Carry none of the pictures over; write out the complete data exactly.

● MATERIAL PROVIDED:
**********
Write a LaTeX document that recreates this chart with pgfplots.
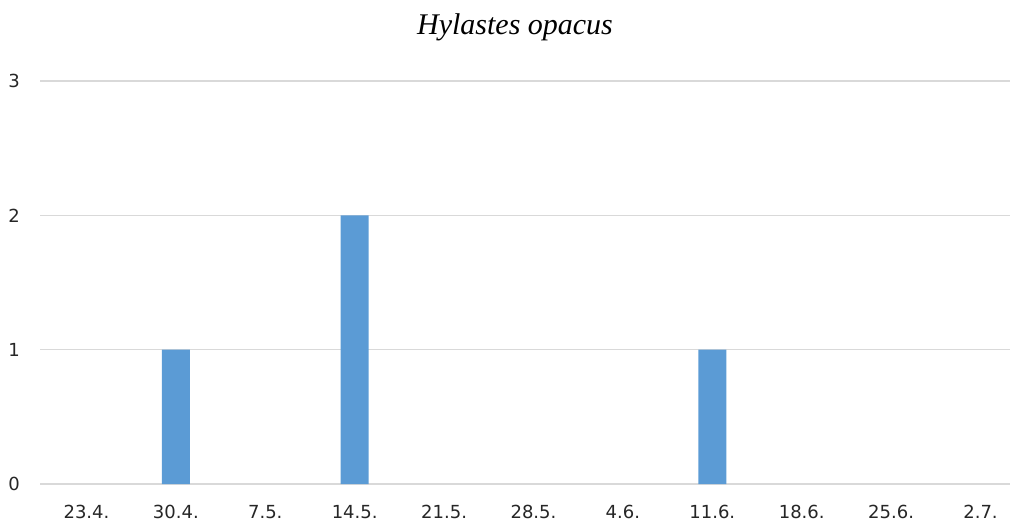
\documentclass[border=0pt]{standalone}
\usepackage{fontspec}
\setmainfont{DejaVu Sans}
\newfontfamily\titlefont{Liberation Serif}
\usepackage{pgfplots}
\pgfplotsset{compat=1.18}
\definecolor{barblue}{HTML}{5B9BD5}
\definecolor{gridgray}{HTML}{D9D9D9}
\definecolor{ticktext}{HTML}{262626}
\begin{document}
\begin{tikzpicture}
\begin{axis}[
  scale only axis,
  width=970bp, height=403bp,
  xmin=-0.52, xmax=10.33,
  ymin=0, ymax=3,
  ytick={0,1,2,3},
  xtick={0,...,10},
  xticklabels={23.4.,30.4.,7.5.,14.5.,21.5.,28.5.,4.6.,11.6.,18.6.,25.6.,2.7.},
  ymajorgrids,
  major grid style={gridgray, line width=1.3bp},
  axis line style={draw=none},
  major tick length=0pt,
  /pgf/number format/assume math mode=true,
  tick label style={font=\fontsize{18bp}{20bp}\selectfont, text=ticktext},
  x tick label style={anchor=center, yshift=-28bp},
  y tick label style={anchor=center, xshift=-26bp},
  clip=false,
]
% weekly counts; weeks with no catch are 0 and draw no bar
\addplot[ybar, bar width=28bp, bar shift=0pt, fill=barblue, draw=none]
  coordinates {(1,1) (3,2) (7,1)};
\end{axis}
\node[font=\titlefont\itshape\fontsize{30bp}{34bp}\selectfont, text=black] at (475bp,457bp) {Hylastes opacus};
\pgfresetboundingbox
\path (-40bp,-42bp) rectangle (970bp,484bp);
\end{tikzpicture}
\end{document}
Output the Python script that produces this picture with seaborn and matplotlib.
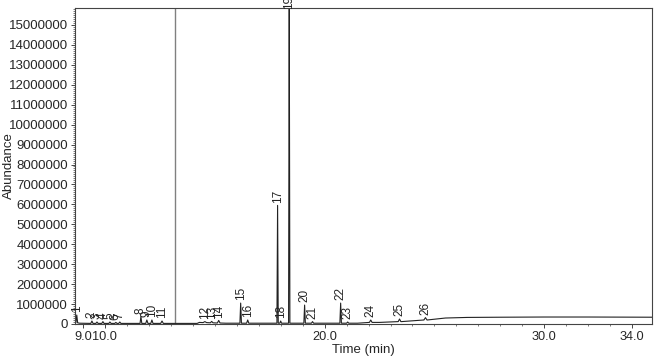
**********
● THE RESULT:
Write a LaTeX document that recreates this chart with pgfplots.
\documentclass[border=0pt]{standalone}
\usepackage{fontspec}
\setmainfont{DejaVu Sans}
\newfontfamily\titlefont{Liberation Serif}
\usepackage{pgfplots}
\pgfplotsset{compat=1.18}
\definecolor{barblue}{HTML}{5B9BD5}
\definecolor{gridgray}{HTML}{D9D9D9}
\definecolor{ticktext}{HTML}{262626}
\begin{document}
\begin{tikzpicture}
\begin{axis}[
  scale only axis,
  width=970bp, height=403bp,
  xmin=-0.52, xmax=10.33,
  ymin=0, ymax=3,
  ytick={0,1,2,3},
  xtick={0,...,10},
  xticklabels={23.4.,30.4.,7.5.,14.5.,21.5.,28.5.,4.6.,11.6.,18.6.,25.6.,2.7.},
  ymajorgrids,
  major grid style={gridgray, line width=1.3bp},
  axis line style={draw=none},
  major tick length=0pt,
  /pgf/number format/assume math mode=true,
  tick label style={font=\fontsize{18bp}{20bp}\selectfont, text=ticktext},
  x tick label style={anchor=center, yshift=-28bp},
  y tick label style={anchor=center, xshift=-26bp},
  clip=false,
]
% weekly counts; weeks with no catch are 0 and draw no bar
\addplot[ybar, bar width=28bp, bar shift=0pt, fill=barblue, draw=none]
  coordinates {(1,1) (3,2) (7,1)};
\end{axis}
\node[font=\titlefont\itshape\fontsize{30bp}{34bp}\selectfont, text=black] at (475bp,457bp) {Hylastes opacus};
\pgfresetboundingbox
\path (-40bp,-42bp) rectangle (970bp,484bp);
\end{tikzpicture}
\end{document}
Output the Python script that produces this picture with seaborn and matplotlib.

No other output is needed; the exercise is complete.